By 1996, Emacspeak was the only piece of adaptive technology I used; in fall of 1995, I had moved to Adobe Systems from DEC Research to focus on enhancing the Portable Document Format (PDF) to make PDF content repurposable. Between 1996 and 1998, I was primarily focused on electronic document formats — I took this opportunity to step back and evaluate what I had built as an auditory interface within Emacspeak. This retrospect proved extremely useful in gaining a sense of perspective and led to formalizing the high-level concept of Conversational Gestures and structured browsing/searching as a means of thinking about user interfaces.

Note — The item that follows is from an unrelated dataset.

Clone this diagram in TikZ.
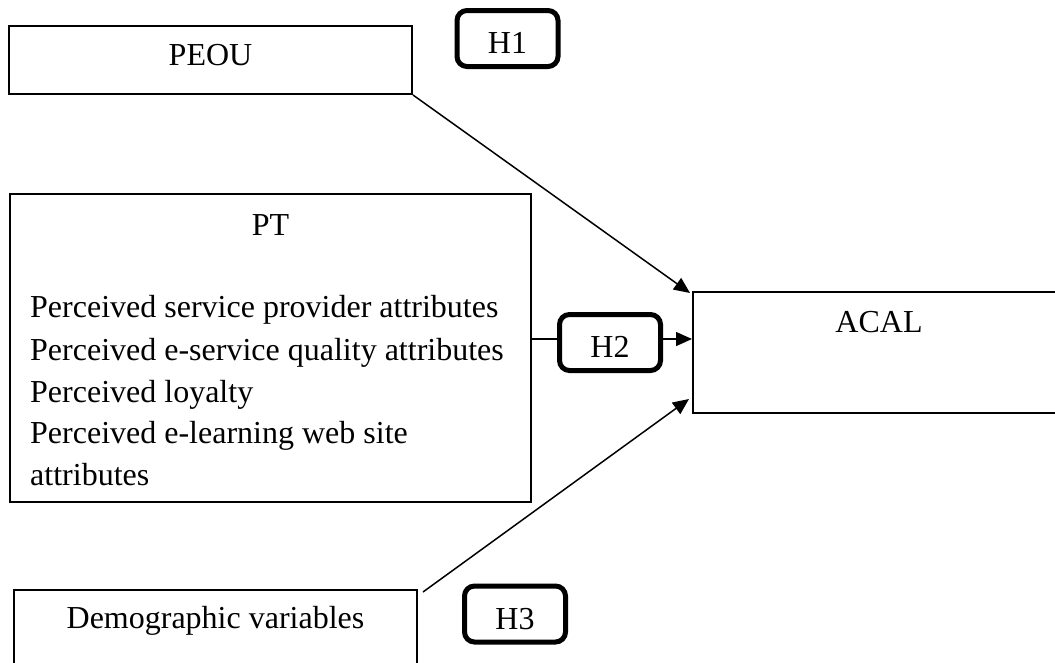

By now, Emacspeak was a complete environment — I formalized what it provided under the moniker Complete Audio Desktop. The fully integrated user experience allowed me to move forward with respect to defining interaction models that were highly optimized to eyes-free interaction — as an example, see how Emacspeak interfaces with modes like dired (Directory Editor) for browsing and manipulating the filesystem, or proced (Process Editor) for browsing and manipulating running processes. Emacs’ integration with ispell for spell checking, as well as its various completion facilities ranging from minibuffer completion to other forms of dynamic completion while typing text provided more opportunities for creating innovative forms of eyes-free interaction. With respect to what had gone before (and is still par for the course as far as traditional screen-readers are concerned), these types of highly dynamic interfaces present a challenge. For example, consider handling a completion interface using a screen-reader that is speaking the visual display. There is a significant challenge in deciding what to speak e.g., when presented with a list of completions, the currently typed text, and the default completion, which of these should you speak, and in what order? The problem gets harder when you consider that the underlying semantics of these items is generally not available from examining the visual presentation in a consistent manner. By having direct access to the underlying information being presented, Emacspeak had a leg up with respect to addressing the higher-level question — when you do have access to this information, how do you present it effectively in an eyes-free environment? For this and many other cases of dynamic interaction, a combination of audio formatting, auditory icons, and the ability to synthesize succinct messages from a combination of information items — rather than having to forcibly speak each item as it is rendered visually provided for highly efficient eyes-free interaction.
This was also when I stepped back to build out Emacspeak’s table browsing facilities — see the online Emacspeak documentation for details on Emacspeak’s table browsing functionality which continues to remain one of the richest collection of end-user affordances for working with two-dimensional data.